Woman in wheelchair who fought for Disabilities Act can’t use tour bus

Woman in wheelchair who fought for Disabilities Act can’t use tour bus

Petula Dvorak

Even before she arrives in the nation’s capital this weekend to celebrate the 25th anniversary of the Americans With Disabilities Act, Dot Nary is already in what she calls fight mode.

Because when your legs are wheels, getting around is always a bumpy ride fraught with obstacles.

From the moment she gets to the airport, makes her way onto a plane, hails a taxi, rolls into a hotel or visits a restaurant, Nary, 59, is faced with the many ways the man-made U.S. landscape is still inhospitable to those with disabilities.

No, the squishy seat cushion she needs to prevent pressure ulcers is not a weapon to be stored away on takeoff.
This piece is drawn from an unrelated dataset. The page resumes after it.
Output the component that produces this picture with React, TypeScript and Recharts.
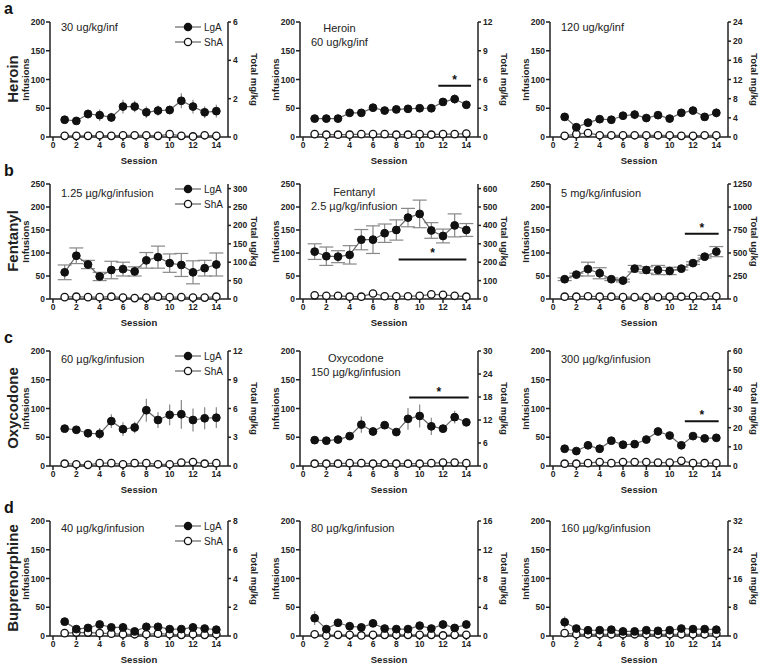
import React from "react";
import { LineChart, Line, XAxis, YAxis, ErrorBar, ReferenceLine } from "recharts";

// sessions 1..14, x axis ticks
const sessions = [1, 2, 3, 4, 5, 6, 7, 8, 9, 10, 11, 12, 13, 14];
const sessionTicks = [0, 2, 4, 6, 8, 10, 12, 14];
const infTicks200 = [0, 50, 100, 150, 200];
const infTicks250 = [0, 50, 100, 150, 200, 250];

// Heroin
const heroin30LgA = [30, 28, 40, 38, 34, 53, 53, 43, 46, 47, 63, 53, 43, 45];
const heroin30Err = [4, 3, 8, 10, 8, 12, 10, 10, 9, 8, 13, 12, 10, 11];
const heroin30ShA = [2, 2, 2, 3, 2, 3, 3, 3, 2, 5, 2, 1, 3, 2];
const heroin60LgA = [32, 32, 32, 42, 42, 51, 46, 48, 49, 50, 50, 61, 66, 56];
const heroin60Err = [3, 2, 2, 3, 2, 3, 2, 2, 2, 2, 2, 5, 8, 4];
const heroin60ShA = [5, 4, 4, 4, 5, 5, 5, 4, 4, 5, 4, 5, 5, 6];
const heroin120LgA = [35, 17, 25, 31, 30, 37, 39, 33, 38, 32, 42, 46, 35, 42];
const heroin120Err = [3, 3, 3, 4, 3, 4, 8, 3, 4, 3, 3, 3, 4, 8];
const heroin120ShA = [2, 5, 7, 3, 3, 3, 3, 3, 3, 3, 2, 2, 3, 3];

// Fentanyl
const fent125LgA = [58, 94, 75, 49, 63, 65, 60, 84, 91, 78, 74, 58, 67, 75];
const fent125Err = [16, 17, 9, 9, 19, 15, 10, 17, 24, 20, 25, 25, 17, 25];
const fent125ShA = [4, 5, 4, 4, 5, 3, 2, 3, 5, 4, 4, 3, 3, 5];
const fent25LgA = [103, 93, 92, 96, 129, 129, 143, 150, 177, 185, 149, 137, 160, 150];
const fent25Err = [17, 20, 13, 20, 22, 30, 20, 22, 20, 30, 17, 15, 25, 14];
const fent25ShA = [8, 7, 7, 5, 5, 12, 6, 6, 6, 7, 10, 9, 7, 5];
const fent5LgA = [43, 53, 65, 56, 43, 40, 66, 63, 63, 61, 66, 78, 92, 103];
const fent5Err = [3, 3, 15, 12, 3, 3, 7, 7, 10, 8, 3, 3, 3, 11];
const fent5ShA = [5, 5, 6, 5, 5, 4, 4, 4, 4, 5, 5, 6, 6, 6];

// Oxycodone
const oxy60LgA = [65, 63, 57, 56, 78, 64, 67, 97, 80, 89, 90, 80, 83, 84];
const oxy60Err = [4, 5, 5, 10, 12, 12, 10, 20, 14, 18, 25, 20, 19, 18];
const oxy60ShA = [4, 3, 2, 5, 5, 3, 5, 5, 3, 3, 6, 7, 4, 5];
const oxy150LgA = [45, 44, 46, 52, 72, 60, 71, 59, 82, 87, 69, 65, 85, 76];
const oxy150Err = [2, 2, 2, 3, 14, 6, 5, 3, 19, 20, 15, 4, 11, 7];
const oxy150ShA = [4, 4, 4, 5, 5, 4, 4, 4, 4, 4, 5, 6, 6, 5];
const oxy300LgA = [30, 26, 36, 30, 44, 37, 38, 46, 60, 53, 36, 52, 48, 49];
const oxy300Err = [2, 2, 3, 2, 3, 2, 3, 3, 4, 6, 2, 3, 3, 3];
const oxy300ShA = [4, 4, 5, 7, 5, 7, 7, 7, 6, 6, 9, 5, 5, 5];

// Buprenorphine
const bup40LgA = [25, 12, 14, 20, 15, 15, 8, 16, 16, 12, 12, 15, 13, 11];
const bup40Err = [2, 2, 2, 2, 2, 2, 2, 2, 2, 2, 2, 2, 2, 2];
const bup40ShA = [5, 6, 6, 5, 4, 3, 3, 3, 4, 3, 2, 3, 2, 3];
const bup80LgA = [31, 12, 23, 17, 15, 22, 13, 12, 12, 18, 13, 20, 14, 20];
const bup80Err = [12, 2, 6, 2, 2, 4, 2, 2, 2, 2, 2, 2, 2, 2];
const bup80ShA = [3, 1, 2, 2, 1, 2, 2, 2, 2, 2, 2, 1, 2, 2];
const bup160LgA = [24, 13, 10, 10, 11, 8, 8, 10, 9, 10, 13, 12, 12, 11];
const bup160Err = [10, 2, 2, 2, 2, 2, 2, 2, 2, 2, 2, 2, 2, 2];
const bup160ShA = [5, 3, 3, 3, 3, 3, 3, 3, 3, 3, 3, 3, 3, 4];

// right axis (cumulative dose) ranges
const rTicksA1 = [0, 2, 4, 6];
const rTicksA2 = [0, 3, 6, 9, 12];
const rTicksA3 = [0, 4, 8, 12, 16, 20, 24];
const rTicksB1 = [0, 50, 100, 150, 200, 250, 300];
const rTicksB2 = [0, 100, 200, 300, 400, 500, 600];
const rTicksB3 = [0, 250, 500, 750, 1000, 1250];
const rTicksC1 = [0, 3, 6, 9, 12];
const rTicksC2 = [0, 6, 12, 18, 24, 30];
const rTicksC3 = [0, 10, 20, 30, 40, 50, 60];
const rTicksD1 = [0, 2, 4, 6, 8];
const rTicksD2 = [0, 4, 8, 12, 16];
const rTicksD3 = [0, 8, 16, 24, 32];

// significance bars: [from session, to session, infusions level]
const sigA2 = [11.6, 14.4, 89];
const sigB2 = [8.2, 14.0, 86];
const sigB3 = [11.3, 14.2, 142];
const sigC2 = [9.1, 14.2, 119];
const sigC3 = [11.3, 14.2, 78];

const rowTops = [22, 184, 351, 521];
const rowLetters = ["a", "b", "c", "d"];
const drugNames = ["Heroin", "Fentanyl", "Oxycodone", "Buprenorphine"];

type Panel = {
  lga: number[]; err: number[]; sha: number[];
  yMax: number; yTicks: number[];
  rMax: number; rTicks: number[]; rLabel: string;
  dose: string[]; doseTop: number; caps: number;
  sig?: number[];
};

const panels: Panel[][] = [
  [
    { lga: heroin30LgA, err: heroin30Err, sha: heroin30ShA, yMax: 200, yTicks: infTicks200, rMax: 6, rTicks: rTicksA1, rLabel: "Total mg/kg", dose: ["30 ug/kg/inf"], doseTop: 5, caps: 0 },
    { lga: heroin60LgA, err: heroin60Err, sha: heroin60ShA, yMax: 200, yTicks: infTicks200, rMax: 12, rTicks: rTicksA2, rLabel: "Total mg/kg", dose: ["Heroin", "60 ug/kg/inf"], doseTop: 6, caps: 0, sig: sigA2 },
    { lga: heroin120LgA, err: heroin120Err, sha: heroin120ShA, yMax: 200, yTicks: infTicks200, rMax: 24, rTicks: rTicksA3, rLabel: "Total mg/kg", dose: ["120 ug/kg/inf"], doseTop: 5, caps: 0 },
  ],
  [
    { lga: fent125LgA, err: fent125Err, sha: fent125ShA, yMax: 250, yTicks: infTicks250, rMax: 312.5, rTicks: rTicksB1, rLabel: "Total ug/kg", dose: ["1.25 µg/kg/infusion"], doseTop: 9, caps: 7 },
    { lga: fent25LgA, err: fent25Err, sha: fent25ShA, yMax: 250, yTicks: infTicks250, rMax: 625, rTicks: rTicksB2, rLabel: "Total ug/kg", dose: ["Fentanyl", "2.5 µg/kg/infusion"], doseTop: 8, caps: 7, sig: sigB2 },
    { lga: fent5LgA, err: fent5Err, sha: fent5ShA, yMax: 250, yTicks: infTicks250, rMax: 1250, rTicks: rTicksB3, rLabel: "Total ug/kg", dose: ["5 mg/kg/infusion"], doseTop: 9, caps: 7, sig: sigB3 },
  ],
  [
    { lga: oxy60LgA, err: oxy60Err, sha: oxy60ShA, yMax: 200, yTicks: infTicks200, rMax: 12, rTicks: rTicksC1, rLabel: "Total mg/kg", dose: ["60 µg/kg/infusion"], doseTop: 8, caps: 0 },
    { lga: oxy150LgA, err: oxy150Err, sha: oxy150ShA, yMax: 200, yTicks: infTicks200, rMax: 30, rTicks: rTicksC2, rLabel: "Total mg/kg", dose: ["Oxycodone", "150 µg/kg/infusion"], doseTop: 7, caps: 0, sig: sigC2 },
    { lga: oxy300LgA, err: oxy300Err, sha: oxy300ShA, yMax: 200, yTicks: infTicks200, rMax: 60, rTicks: rTicksC3, rLabel: "Total mg/kg", dose: ["300 µg/kg/infusion"], doseTop: 8, caps: 0, sig: sigC3 },
  ],
  [
    { lga: bup40LgA, err: bup40Err, sha: bup40ShA, yMax: 200, yTicks: infTicks200, rMax: 8, rTicks: rTicksD1, rLabel: "Total mg/kg", dose: ["40 µg/kg/infusion"], doseTop: 7, caps: 0 },
    { lga: bup80LgA, err: bup80Err, sha: bup80ShA, yMax: 200, yTicks: infTicks200, rMax: 16, rTicks: rTicksD2, rLabel: "Total mg/kg", dose: ["80 µg/kg/infusion"], doseTop: 7, caps: 0 },
    { lga: bup160LgA, err: bup160Err, sha: bup160ShA, yMax: 200, yTicks: infTicks200, rMax: 32, rTicks: rTicksD3, rLabel: "Total mg/kg", dose: ["160 µg/kg/infusion"], doseTop: 7, caps: 0 },
  ],
];

const AX = "#222";
const tickStyle = { fontSize: 8.5, fontWeight: 700, fill: AX };
const titleStyle = { fontSize: 9.5, fontWeight: 700, fill: AX, textAnchor: "middle" as const };

const CW = 262;
const CH = 175;
const TOP = 10;

function LegendBox() {
  const row = (label: string, fill: string, y: number) => (
    <g>
      <line x1={2} x2={28} y1={y} y2={y} stroke="#666" strokeWidth={1.2} />
      <circle cx={15} cy={y} r={3.6} fill={fill} stroke="#111" strokeWidth={1.3} />
      <text x={31} y={y + 3.5} fontSize={10} fill="#222">{label}</text>
    </g>
  );
  return (
    <svg width={60} height={32} style={{ position: "absolute", left: 173, top: TOP - 2 }}>
      {row("LgA", "#111", 7)}
      {row("ShA", "#fff", 22)}
    </svg>
  );
}

function PanelChart({ p, row, col }: { p: Panel; row: number; col: number }) {
  const data = sessions.map((s, i) => ({ session: s, lga: p.lga[i], err: p.err[i], sha: p.sha[i] }));
  return (
    <div style={{ position: "absolute", left: col * 250, top: rowTops[row] - TOP, width: CW, height: CH }}>
      <LineChart width={CW} height={CH} data={data} margin={{ top: TOP, right: 0, left: 0, bottom: 0 }}>
        <XAxis
          dataKey="session" type="number" domain={[0, 15]} ticks={sessionTicks}
          padding={{ left: 3, right: 0 }} height={CH - TOP - 115}
          stroke={AX} strokeWidth={1.5} tickSize={4} tickMargin={1} tick={tickStyle}
          label={{ value: "Session", position: "insideBottom", offset: 23, style: titleStyle }}
        />
        <YAxis
          yAxisId="left" domain={[0, p.yMax]} ticks={p.yTicks} width={50}
          stroke={AX} strokeWidth={1.5} tickSize={4} tickMargin={1} tick={tickStyle}
          label={{ value: "Infusions", angle: -90, position: "insideLeft", offset: 26, style: titleStyle }}
        />
        <YAxis
          yAxisId="right" orientation="right" type="number" domain={[0, p.rMax]} ticks={p.rTicks}
          width={34} allowDataOverflow stroke={AX} strokeWidth={1.5} tickSize={3} tickMargin={2} tick={{ ...tickStyle, textAnchor: "start" }}
          label={{ value: p.rLabel, angle: 90, position: "insideRight", offset: 8, style: titleStyle }}
        />
        <Line
          yAxisId="left" dataKey="sha" stroke="#666" strokeWidth={1.2} isAnimationActive={false}
          dot={{ r: 3.7, fill: "#fff", stroke: "#111", strokeWidth: 1.3 }} activeDot={false}
        />
        <Line
          yAxisId="left" dataKey="lga" stroke="#666" strokeWidth={1.2} isAnimationActive={false}
          dot={{ r: 3.9, fill: "#111", stroke: "#111", strokeWidth: 1 }} activeDot={false}
        >
          <ErrorBar dataKey="err" direction="y" width={p.caps} stroke="#888" strokeWidth={1.2} />
        </Line>
        {p.sig && (
          <ReferenceLine
            yAxisId="left" ifOverflow="visible"
            segment={[{ x: p.sig[0], y: p.sig[2] }, { x: p.sig[1], y: p.sig[2] }]}
            stroke="#111" strokeWidth={2}
            label={{ value: "*", position: "top", offset: 2, fill: "#111", fontSize: 12, fontWeight: 700 }}
          />
        )}
      </LineChart>
      <div
        style={{
          position: "absolute", left: 61, top: TOP + p.doseTop - 7, display: "inline-block",
          textAlign: "center", fontSize: 11, lineHeight: "14px", color: "#222", whiteSpace: "nowrap",
        }}
      >
        {p.dose.map((d) => (
          <div key={d}>{d}</div>
        ))}
      </div>
      {col === 0 && <LegendBox />}
    </div>
  );
}

export default function App() {
  return (
    <div
      style={{
        position: "absolute", left: 0, top: 0, width: 760, height: 665, background: "#fff",
        fontFamily: "'Liberation Sans', Arial, sans-serif", overflow: "hidden",
      }}
    >
      {panels.map((rowPanels, r) => (
        <React.Fragment key={r}>
          {rowPanels.map((p, c) => (
            <PanelChart key={c} p={p} row={r} col={c} />
          ))}
          <div style={{ position: "absolute", left: 4, top: rowTops[r] - 22, fontSize: 16, fontWeight: 700, color: "#111" }}>
            {rowLetters[r]}
          </div>
          <div
            style={{
              position: "absolute", left: 12, top: rowTops[r] + 57, fontSize: 15, fontWeight: 700, color: "#222",
              transform: "translate(-50%, -50%) rotate(-90deg)", whiteSpace: "nowrap",
            }}
          >
            {drugNames[r]}
          </div>
        </React.Fragment>
      ))}
    </div>
  );
}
No, the trend of super-high hotel beds does not work for getting in and out of a wheelchair.

And, no, you can’t advertise that all your tour buses welcome wheelchairs, then be magically booked for days on end to the one person in a wheelchair trying to make a reservation.

This is the state of America — a country where about 38 million people have a serious disability — a quarter-century after passage of a landmark civil rights law that was supposed to make their lives easier. But as Nary and others with disabilities can tell you, it hasn’t always worked out that way.